Many companies in the consumer packaged goods space like Hershey, Nestle, Kraft Heinz fit the definition of Kingdom Builders but there are also others. Disney (DIS) is also a Kingdom Builder in some ways.  They build what I like to call creative franchises like Toy Story, Cars, The Avengers.  While they are monetized in similar ways through films, TV, merchandizing, live shows, etc., these creative franchises can stand on their own two feet.  

Starbucks is an interesting example of a company that thought it probably could be a Kingdom Builder only to realize that it is a Castle Protector.  Over the years, it has purchased many other QSR type retailers like Evolution Fresh, Teavana, La Boulange and it has gone on to close all the stores under these alternative banners.  They just announced the closure of Teavana in the last day.  While they still carry these alternative brands in Starbucks stores, it's clear that Starbucks is a Castle Protector very good at protecting the core Starbucks brand and concept but not so good at allocating capital and having the patience to see through the growth of some high potential alternative concepts.  

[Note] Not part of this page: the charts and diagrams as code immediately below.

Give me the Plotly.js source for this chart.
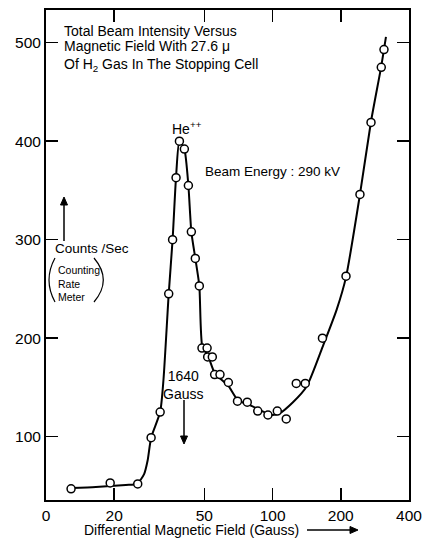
<!DOCTYPE html>
<html>
<head>
<meta charset="utf-8">
<script src="https://cdn.plot.ly/plotly-3.0.1.min.js"></script>
<style>html,body{margin:0;padding:0;background:#fff;}#chart{width:425px;height:539px;}</style>
</head>
<body>
<div id="chart"></div>
<script>
// Measured points (differential magnetic field in gauss, counts/sec)
const fieldGauss = [12.9, 19.2, 25.4, 29.1, 31.9, 34.8, 36.2, 37.5, 38.8, 40.8, 42.5, 43.8, 45.6, 47.5, 48.8, 51.4, 51.7, 54.2, 55.5, 58.6, 63.8, 70.0, 77.3, 86.0, 95.4, 104.9, 114.9, 127.2, 139.4, 166, 210.9, 243.0, 271.9, 301.8, 310.2];
const counts     = [47, 53, 52, 99, 125, 245, 300, 363, 400, 392, 355, 308, 281, 253, 190, 190, 181, 181, 163, 163, 155, 136, 135, 126, 122, 126, 118, 154, 154, 200, 263, 346, 419, 475, 493];

// Hand-drawn fitted curve
const curveField  = [12.9, 16.6, 22.5, 25.2, 27.1, 28.1, 29.1, 31.9, 33.0, 34.8, 36.2, 37.5, 38.8, 40.8, 42.5, 43.8, 45.6, 47.5, 49.0, 51.9, 55.7, 63.6, 70.3, 79.5, 89.8, 99.4, 107.8, 123.0, 141.4, 167.4, 191.8, 210.9, 243.0, 271.9, 301.1, 316.5];
const curveCounts = [48, 49, 51, 52, 62, 76, 99, 125, 158, 245, 300, 364, 400, 392, 355, 308, 281, 253, 191, 182, 164, 152, 137, 132, 126, 122, 124, 135, 151, 193, 229, 262, 346, 420, 475, 506];

// Axis ticks
const xTickVals = [10, 20, 50, 100, 200, 400];
const xTickText = ["0", "20", "50", "100", "200", "400"];
const yTickVals = [100, 200, 300, 400, 500];
const yTickText = ["100", "200", "300", "400", "500"];

// Title lines (drawn inside the frame, top left)
const titleLines = ["Total Beam Intensity Versus", "Magnetic Field With 27.6 μ", "Of H<sub>2</sub> Gas In The Stopping Cell"];

const FONT = "Liberation Sans, Arial, sans-serif";
const L = 46, R = 409, T = 10, B = 500;
const px = v => (v - L) / (R - L);
const py = v => (B - v) / (B - T);

const traces = [
  {
    x: curveField, y: curveCounts, type: "scatter", mode: "lines",
    line: {color: "#000", width: 2, shape: "spline", smoothing: 0.6},
    hoverinfo: "skip", showlegend: false
  },
  {
    x: fieldGauss, y: counts, type: "scatter", mode: "markers",
    marker: {symbol: "circle", size: 8, color: "#fff", line: {color: "#000", width: 1.5}},
    showlegend: false
  }
];

const ann = (text, x, y, opts) => Object.assign({
  text, x: px(x), y: py(y), xref: "paper", yref: "paper",
  showarrow: false, xanchor: "left", yanchor: "middle", align: "left",
  font: {family: FONT, size: 13.5, color: "#000"}
}, opts || {});

// arrow = shaft line + filled head, in pixel positions of the page
function arrowShapes(x0, y0, x1, y1) {
  const dx = x1 - x0, dy = y1 - y0, len = Math.hypot(dx, dy);
  const ux = dx / len, uy = dy / len, hl = 8, hw = 3.5;
  const bx = x1 - ux * hl, by = y1 - uy * hl;
  const lx = bx - uy * hw, ly = by + ux * hw, rx = bx + uy * hw, ry = by - ux * hw;
  return [
    {type: "line", xref: "paper", yref: "paper", x0: px(x0), y0: py(y0), x1: px(bx), y1: py(by),
     line: {color: "#000", width: 1.5}},
    {type: "path", xref: "paper", yref: "paper",
     path: `M ${px(x1)} ${py(y1)} L ${px(lx)} ${py(ly)} L ${px(rx)} ${py(ry)} Z`,
     fillcolor: "#000", line: {color: "#000", width: 1}}
  ];
}

const titleFont = {family: FONT, size: 14, color: "#000"};

const layout = {
  width: 425, height: 539,
  margin: {l: L, r: 425 - R, t: T, b: 539 - B, pad: 0},
  paper_bgcolor: "#fff", plot_bgcolor: "#fff",
  showlegend: false,
  font: {family: FONT, color: "#000"},
  xaxis: {
    type: "log", range: [1, Math.log10(400)],
    tickvals: xTickVals, ticktext: xTickText,
    ticks: "inside", ticklen: 12, tickwidth: 1.5, tickcolor: "#000",
    showline: true, linecolor: "#000", linewidth: 2, mirror: "ticks",
    showgrid: false, zeroline: false,
    tickfont: {family: FONT, size: 15.5, color: "#000"}
  },
  yaxis: {
    range: [35.7, 533.2],
    tickvals: yTickVals, ticktext: yTickText,
    ticks: "inside", ticklen: 12, tickwidth: 1.5, tickcolor: "#000",
    showline: true, linecolor: "#000", linewidth: 2, mirror: "ticks",
    showgrid: false, zeroline: false,
    tickfont: {family: FONT, size: 15.5, color: "#000"}
  },
  annotations: [
    ann(titleLines[0], 62, 31, {font: titleFont}),
    ann(titleLines[1], 62, 46, {font: titleFont}),
    ann(titleLines[2], 62, 65, {font: titleFont}),
    ann("He<sup>++</sup>", 170, 128, {font: {family: FONT, size: 14, color: "#000"}}),
    ann("Beam Energy : 290 kV", 203, 171),
    ann("1640<br>Gauss", 183, 385, {xanchor: "center", align: "center", font: {family: FONT, size: 14, color: "#000"}}),
    ann("Counts /Sec", 53, 249, {font: {family: FONT, size: 13.5, color: "#000"}}),
    ann("Counting<br>Rate<br>Meter", 55.5, 283.5, {font: {family: FONT, size: 10.5, color: "#000"}}),
    ann("Differential Magnetic Field (Gauss)", 191.5, 530, {xanchor: "center", font: {family: FONT, size: 14, color: "#000"}})
  ],
  shapes: [
    {type: "path", xref: "paper", yref: "paper",
     path: `M ${px(55)} ${py(258)} Q ${px(43)} ${py(280)} ${px(55)} ${py(302)}`,
     line: {color: "#000", width: 1.2}},
    {type: "path", xref: "paper", yref: "paper",
     path: `M ${px(94)} ${py(258)} Q ${px(112.6)} ${py(280)} ${px(94)} ${py(302)}`,
     line: {color: "#000", width: 1.2}},
    ...arrowShapes(64, 241, 64, 197),
    ...arrowShapes(184, 400, 184, 444),
    ...arrowShapes(307, 530, 358, 530)
  ]
};

Plotly.newPlot("chart", traces, layout, {displayModeBar: false, staticPlot: true});
</script>
</body>
</html>
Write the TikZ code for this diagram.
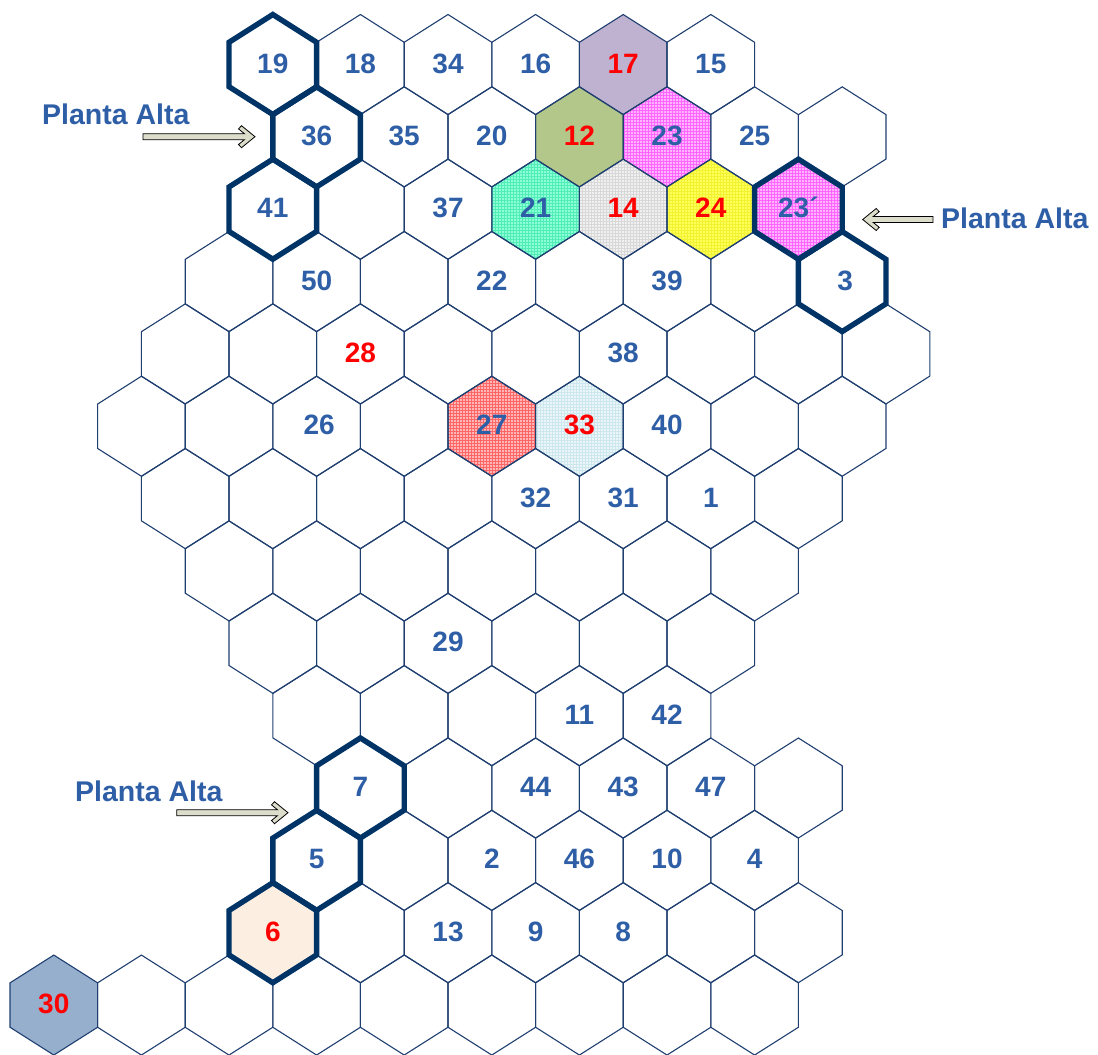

The reality is that not all businesses fall cleanly into the buckets of Castle Protectors or Kingdom Builders.  There are definitely companies that are hybrids and others where the framework doesn't provide much value.  However, for many companies I believe it does provide a good framework and starting point for analysis.  Next time you're analyzing a company's investment prospects, I would encourage you to think about what bucket they might fall in and the inherent implications of such.  Heck, maybe take out your colored pencils and draw it out like I did!